About the Gallery
The Lookout Gallery is a place where people are invited to make meaningful connections between art, theology, and the human condition.
The Gallery exists to:
- enrich the life of Regent College through the celebration of creativity and excellence in the visual arts
- promote theological education and learning through engagement with the arts
- stimulate thought and reflection on the beauty and complexity of the world and on fundamental questions of meaning and identity
- foster dialogue and discussion about our shared humanity with those of other faiths and of none
- encourage active participation in the creative arts
A Brief History of the Lookout Gallery
When the Regent College building opened in 1988, the space occupied by the Lookout Gallery was originally intended as a boardroom and classroom. But the openness of the space didn’t quite work for meetings or classes. And so the purpose for the area remained for a time, until its potential as a space for art began to take shape.
Things started happening organically in the space: some walls were built to provide a studio for a fine arts professor on sabbatical, who painted on site and showed his work on the walls. Student Lindsey Farrell came to Regent from Australia on a government grant that stipulated a public exhibition of the work he did while at Regent. Well respected Vancouver artist John Koerner, with strong family ties to UBC, held an exhibition of his work in the space.
These shows indicated great promise for the space to become a formal art gallery that showcased first-rate artwork and brought together a virbant mix of people.
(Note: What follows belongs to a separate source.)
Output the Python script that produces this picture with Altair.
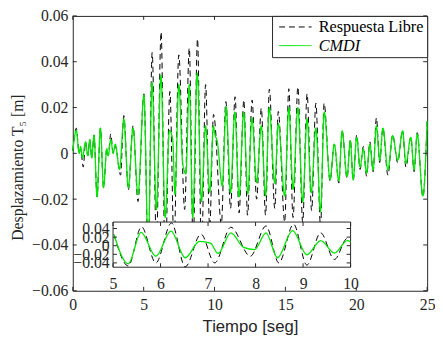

Individuals such as Laurel Gasque worked very hard to promote the value of the new gallery, which officially opened in 1990 under the direction of Dal Schindell. Sculptor David Robinson held a very successful show here, and news of the Lookout Gallery spread throughout the city as he also began to exhibit elsewhere.
Over the past twenty-five years, the Lookout Gallery has thrived as a place where work by students, as well local and international artists, has been shown without the demands of the commercial gallery scene. This freedom has allowed emerging artists to have a place to exhibit their work. The College's commitment to allow the gallery to be a place of development and challenge has been key to its mandate.